“Tudo o que se repete, perdura, e é eterno, portanto, é sagrado. Por isso que o futebol de Domingo é sagrado; por isso que o sexo é sagrado; por isso que jantar com minha mãe no sábado é sagrado. Isso constrói em mim um vínculo com a permanência de tudo, todos os seres humanos, todos os sonhos, todas as vidas, que, nesse momento, atravessam minha existência”.
Junto de um pequeno córrego, cortando um bosque, o arquiteto paraguaio Solano Benítez delimitou – com quatro vigas de 9 metros de comprimento – um jardim quadrado e infinito. As vigas não se tocam; deixam arestas abertas, aberturas para o interior. Nesse espaço parcamente delimitado, as imagens da paisagem e dos corpos se multiplicam em um jogo de espelhos que revestem a face interna da estrutura.
“Demorei dez anos para conceber um quadrado”, relembra o arquiteto. O longo tempo de maturação do projeto se justifica pela carga afetiva do espaço: o jardim é o túmulo do pai do arquiteto, que havia pedido para ser enterrado nesse terreno, nos jardins da casa de veraneio da família. “Eu tinha pânico de pensar que meus filhos, ao lado da casa sonhada, tivessem a possibilidade de falar – uh, ali está o vovô!”, explica Benítez. “Queria que se celebrasse a dor da morte por cima da força da vida, porque a vida dele segue presente em nós, em nossos filhos e demais”.
O tema da morte, avesso à vida contemporânea e a própria arquitetura, aqui se materializa como espaço ativo no cotidiano da vida familiar. Propõe-se uma relação com a morte na qual ela se torna memória e se ressignifica enquanto presença.

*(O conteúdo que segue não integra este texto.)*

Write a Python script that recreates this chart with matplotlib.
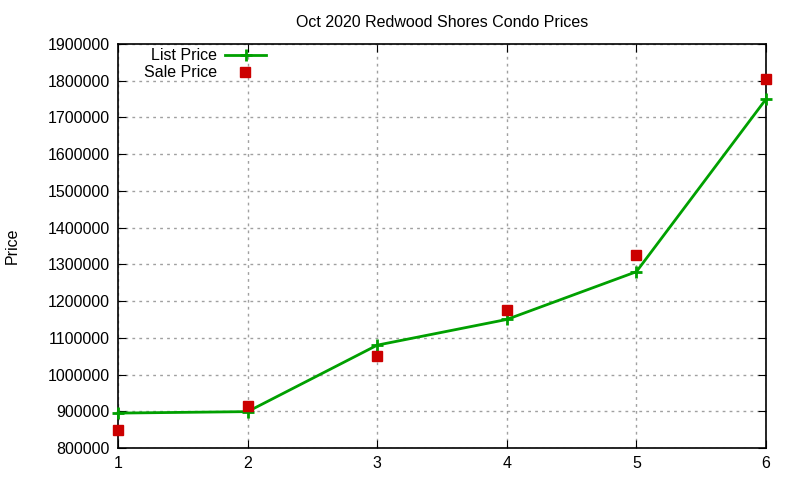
#!/usr/bin/env python3
"""Oct 2020 Redwood Shores condo prices, gnuplot-style line and points."""

import matplotlib

matplotlib.use("Agg")
import matplotlib.pyplot as plt

units = [1, 2, 3, 4, 5, 6]
list_price = [895000, 899000, 1080000, 1150000, 1280000, 1750000]
sale_price = [850000, 913000, 1050000, 1175000, 1325000, 1805000]
y_ticks = list(range(800000, 1900001, 100000))

GREEN = "#00a000"
RED = "#cc0000"

plt.rcParams["font.family"] = ["Liberation Sans", "DejaVu Sans"]

fig = plt.figure(figsize=(8.0, 4.8), dpi=100)
ax = fig.add_axes([0.1475, 0.0667, 0.81, 0.8416])

ax.plot(units, list_price, color=GREEN, linewidth=2, marker="+",
        markersize=9, markeredgewidth=2, zorder=3, clip_on=False)
ax.plot(units, sale_price, linestyle="none", color=RED, marker="s",
        markersize=7, zorder=4, clip_on=False)

ax.set_xlim(1, 6)
ax.set_ylim(800000, 1900000)
ax.set_xticks(units)
ax.set_yticks(y_ticks)
ax.set_yticklabels([str(v) for v in y_ticks])
ax.tick_params(direction="in", top=True, right=True, length=6, labelsize=11.5,
               pad=6, color="black")
ax.grid(True, color="#a0a0a0", linestyle=(0, (2, 3)), linewidth=1)
for spine in ax.spines.values():
    spine.set_linewidth(1.2)

ax.set_title("Oct 2020 Redwood Shores Condo Prices", fontsize=11.5, pad=12)
fig.text(12 / 800, 1 - 246 / 480, "Price", rotation=90, fontsize=11.5,
         ha="center", va="center")

# gnuplot-style key: right-aligned labels, sample to the right
key_text_x = 0.1528
key_rows = [0.9728, 0.9307]
ax.text(key_text_x, key_rows[0], "List Price", transform=ax.transAxes,
        ha="right", va="center", fontsize=11.5)
ax.text(key_text_x, key_rows[1], "Sale Price", transform=ax.transAxes,
        ha="right", va="center", fontsize=11.5)
ax.plot([0.1651, 0.2284], [key_rows[0]] * 2, color=GREEN, linewidth=2,
        transform=ax.transAxes, clip_on=False)
ax.plot([0.1968], [key_rows[0]], color=GREEN, marker="+", markersize=9,
        markeredgewidth=2, transform=ax.transAxes, clip_on=False)
ax.plot([0.1960], [key_rows[1]], color=RED, marker="s", markersize=7,
        linestyle="none", transform=ax.transAxes, clip_on=False)

fig.savefig("out.png", dpi=100)
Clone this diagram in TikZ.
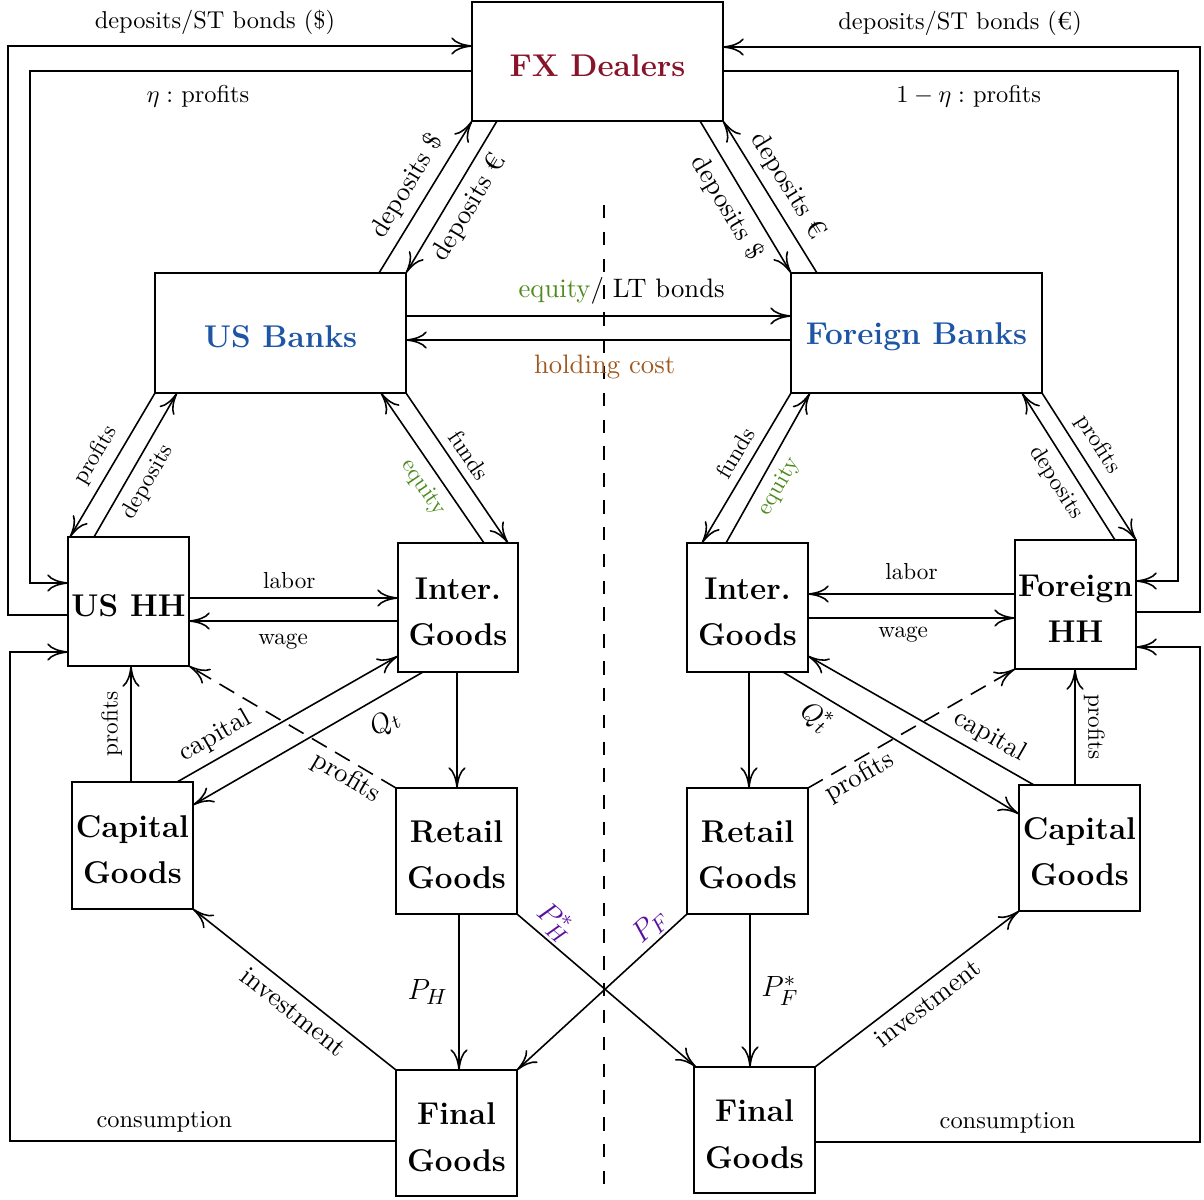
\documentclass[tikz,border=0pt]{standalone}
\usetikzlibrary{arrows.meta,calc}
\definecolor{fxred}{RGB}{135,20,42}
\definecolor{bankblue}{RGB}{30,85,165}
\definecolor{eqgreen}{RGB}{78,138,30}
\definecolor{costbrown}{RGB}{160,88,30}
\definecolor{pricepurple}{RGB}{90,15,160}
\newcommand\boxstrut{\rule{0pt}{12.4pt}}
\begin{document}
\begin{tikzpicture}[x=0.41pt,y=-0.41pt,
  >={To[length=8.5pt,width=7pt]},
  line width=0.65pt,
  box/.style={draw, line width=0.8pt, inner sep=0pt, outer sep=0pt, align=center, font=\fontsize{12.9}{15.5}\selectfont\bfseries},
  lab/.style={font=\fontsize{10}{12}\selectfont},
  mlab/.style={font=\fontsize{10.95}{13}\selectfont},
  slab/.style={font=\fontsize{9.5}{11}\selectfont},
  plab/.style={font=\fontsize{13}{15}\selectfont},
  dflow/.style={->, dash pattern=on 7pt off 4pt},
  sepline/.style={dash pattern=on 5.5pt off 5.5pt, line width=0.6pt}
]
\useasboundingbox (0,0) rectangle (1204,1199);

% separator
\draw[sepline] (604,205) -- (604,1188);

% boxes
\node[box, minimum width=251*0.41pt, minimum height=119*0.41pt, text=fxred] (fx) at (597.5,61.5) {\boxstrut FX Dealers};
\node[box, minimum width=251*0.41pt, minimum height=120*0.41pt, text=bankblue] (usb) at (280.5,333) {\boxstrut US Banks};
\node[box, minimum width=251*0.41pt, minimum height=120*0.41pt, text=bankblue] (fb) at (916.5,333) {\boxstrut Foreign Banks};
\node[box, minimum width=121*0.41pt, minimum height=129*0.41pt] (ushh) at (128.5,601.5) {\boxstrut US HH};
\node[box, minimum width=120*0.41pt, minimum height=129*0.41pt] (intL) at (458,607.5) {\boxstrut Inter.\\[3.4pt]Goods};
\node[box, minimum width=121*0.41pt, minimum height=129*0.41pt] (intR) at (747.5,607.5) {\boxstrut Inter.\\[3.4pt]Goods};
\node[box, minimum width=121*0.41pt, minimum height=129*0.41pt] (fhh) at (1075.5,604.5) {\boxstrut Foreign\\[3.4pt]HH};
\node[box, minimum width=121*0.41pt, minimum height=127*0.41pt] (capL) at (132.5,845.5) {\boxstrut Capital\\[3.4pt]Goods};
\node[box, minimum width=121*0.41pt, minimum height=126*0.41pt] (retL) at (456.5,851) {\boxstrut Retail\\[3.4pt]Goods};
\node[box, minimum width=121*0.41pt, minimum height=126*0.41pt] (retR) at (747.5,851) {\boxstrut Retail\\[3.4pt]Goods};
\node[box, minimum width=121*0.41pt, minimum height=126*0.41pt] (capR) at (1079.5,848) {\boxstrut Capital\\[3.4pt]Goods};
\node[box, minimum width=121*0.41pt, minimum height=126*0.41pt] (finL) at (456.5,1133) {\boxstrut Final\\[3.4pt]Goods};
\node[box, minimum width=121*0.41pt, minimum height=126*0.41pt] (finR) at (754.5,1130) {\boxstrut Final\\[3.4pt]Goods};

% outer loops, left
\draw[->] ($(ushh.north west)+(0,78)$) -| (8,46) -- node[lab, above=1pt, pos=0.446]{deposits/ST bonds (\$)} ($(fx.north west)+(0,44)$);
\draw[->] ($(fx.north west)+(0,69)$) -| node[lab, below=2pt, pos=0.31]{$\eta:$ profits} (30,583) -- ($(ushh.north west)+(0,46)$);
\draw[->] ($(finL.north west)+(0,71)$) -| node[lab, above, pos=0.3]{consumption} (10,652) -- ($(ushh.north west)+(0,115)$);
% outer loops, right
\draw[->] ($(fhh.north east)+(0,72)$) -| (1200,47) -- node[lab, above=1pt, pos=0.503]{deposits/ST bonds (€)} ($(fx.north east)+(0,45)$);
\draw[->] ($(fx.north east)+(0,69)$) -| node[lab, below=2pt, pos=0.27]{$1-\eta:$ profits} (1178,581) -- ($(fhh.north east)+(0,41)$);
\draw[->] ($(finR.north east)+(0,75)$) -| node[lab, above, pos=0.25]{consumption} (1200,647) -- ($(fhh.north east)+(0,107)$);

% FX dealers and banks
\draw[->] ($(usb.north west)+(224,0)$) -- node[mlab, sloped, above]{deposits \$} (fx.south west);
\draw[->] ($(fx.south west)+(25,0)$) -- node[mlab, sloped, below]{deposits €} (usb.north east);
\draw[->] ($(fx.south east)+(-23,0)$) -- node[mlab, sloped, below]{deposits \$} (fb.north west);
\draw[->] ($(fb.north west)+(26,0)$) -- node[mlab, sloped, above]{deposits €} (fx.south east);

% between banks
\draw[->] ($(usb.north east)+(0,43)$) -- node[mlab, above=1pt, pos=0.56]{\textcolor{eqgreen}{equity}/ LT bonds} ($(fb.north west)+(0,43)$);
\draw[->] ($(fb.north west)+(0,67)$) -- node[mlab, below=2.5pt, pos=0.484, text=costbrown]{holding cost} ($(usb.north east)+(0,67)$);

% US banks and agents
\draw[->] (usb.south west) -- node[slab, sloped, above]{profits} ($(ushh.north west)+(2,0)$);
\draw[->] ($(ushh.north west)+(26,0)$) -- node[slab, sloped, below, pos=0.45]{deposits} ($(usb.south west)+(22,0)$);
\draw[->] ($(intL.north west)+(86,0)$) -- node[slab, sloped, below, pos=0.44, text=eqgreen]{equity} ($(usb.south west)+(226,0)$);
\draw[->] (usb.south east) -- node[slab, sloped, above, pos=0.48]{funds} ($(intL.north west)+(110,0)$);

% foreign banks and agents
\draw[->] (fb.south west) -- node[slab, sloped, above, pos=0.46]{funds} ($(intR.north west)+(15,0)$);
\draw[->] ($(intR.north west)+(39,0)$) -- node[slab, sloped, below, pos=0.44, text=eqgreen]{equity} ($(fb.south west)+(19,0)$);
\draw[->] ($(fhh.north west)+(100,0)$) -- node[slab, sloped, below, pos=0.46]{deposits} ($(fb.south west)+(231,0)$);
\draw[->] (fb.south east) -- node[slab, sloped, above, pos=0.42]{profits} (fhh.north east);

% labor and wage
\draw[->] ($(ushh.north east)+(0,61)$) -- node[slab, above, pos=0.48]{labor} ($(intL.north west)+(0,55)$);
\draw[->] ($(intL.north west)+(0,78)$) -- node[slab, below=1.5pt, pos=0.55]{wage} ($(ushh.north east)+(0,84)$);
\draw[->] ($(fhh.north west)+(0,54)$) -- node[slab, above=2pt]{labor} ($(intR.north east)+(0,51)$);
\draw[->] ($(intR.north east)+(0,75)$) -- node[slab, below, pos=0.46]{wage} ($(fhh.north west)+(0,78)$);

% lower left
\draw[->] ($(capL.north west)+(59,0)$) -- node[slab, rotate=90, anchor=south]{profits} ($(ushh.south west)+(63,0)$);
\draw[->] ($(capL.north west)+(105,0)$) -- node[mlab, sloped, above, pos=0.22]{capital} ($(intL.north west)+(0,113)$);
\draw[->] ($(intL.south west)+(25,0)$) -- node[mlab, sloped, below=2pt, pos=0.22]{$Q_t$} ($(capL.north east)+(0,23)$);
\draw[dflow] (retL.north west) -- node[mlab, sloped, below, inner sep=1.5pt, pos=0.2]{profits} (ushh.south east);
\draw[->] ($(intL.south west)+(59,0)$) -- ($(retL.north west)+(61,0)$);

% lower right
\draw[->] ($(intR.south west)+(62,0)$) -- ($(retR.north west)+(62,0)$);
\draw[->] ($(intR.south west)+(96,0)$) -- node[mlab, sloped, below=0.5pt, pos=0.19]{$Q_t^*$} ($(capR.north west)+(0,29)$);
\draw[->] ($(capR.north west)+(15,0)$) -- node[mlab, sloped, above, pos=0.24]{capital} ($(intR.north east)+(0,113)$);
\draw[dflow] (retR.north east) -- node[mlab, sloped, below, inner sep=1.5pt, pos=0.21]{profits} (fhh.south west);
\draw[->] ($(capR.north west)+(56,0)$) -- node[slab, rotate=-90, anchor=south]{profits} ($(fhh.south west)+(60,0)$);

% bottom
\draw[->] (finL.north west) -- node[mlab, sloped, below, pos=0.45]{investment} (capL.south east);
\draw[->] ($(retL.south west)+(63,0)$) -- node[plab, left=1pt]{$P_H$} ($(finL.north west)+(63,0)$);
\draw[->] (retL.south east) -- node[plab, sloped, above, inner sep=1pt, pos=0.145, text=pricepurple]{$P_H^*$} ($(finR.north west)+(2,0)$);
\draw[->] (retR.south west) -- node[plab, sloped, above, inner sep=1pt, pos=0.154, text=pricepurple]{$P_F$} (finL.north east);
\draw[->] ($(retR.south west)+(63,0)$) -- node[plab, right=1pt]{$P_F^*$} ($(finR.north west)+(56,0)$);
\draw[->] (finR.north east) -- node[mlab, sloped, below]{investment} (capR.south west);
\end{tikzpicture}
\end{document}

O memorial particular no meio do jardim funciona como um pequeno universo por vezes lúdico, quando crianças brincam por ali, por vezes solene, quando a família executa sua cerimônia periódica de limpeza dos espelhos.
A simplicidade do projeto esconde certa complexidade estrutural. As vigas de 1,10 de altura tocam o solo por apenas um único apoio. E, como se flutuassem, projetam-se em um balanço de 7 metros de um dos lados e 2 metros para o outro, pairando sobre o terreno quase intocado do jardim.
No interior do quadrado o jogo de espelhos provoca efeitos óticos nos quais as imagens dos seres e plantas se repetem, propagando-se infinitamente. O formato da estrutura faz com que, de dentro do espaço, quase que magicamente, não se possa ver o concreto das vigas, apenas os espelhos e imagens repetidas.
Solano Benítez, nascido em 1963 em Assunção no Paraguai, se notabilizou pelo uso de tijolos, algumas vezes quebrados, para construir ousadas estruturas espaciais. Membro honorário do American Institute of Architects, em 2012, conquistou nos últimos anos importantes prêmios internacionais como o BSI Swiss Architectural Award, em 2008, e o Leão de Ouro na Bienal de Veneza de 2016. Hoje, ao lado de Gloria Cabral, lidera o escritório Gabinete de Arquitectura.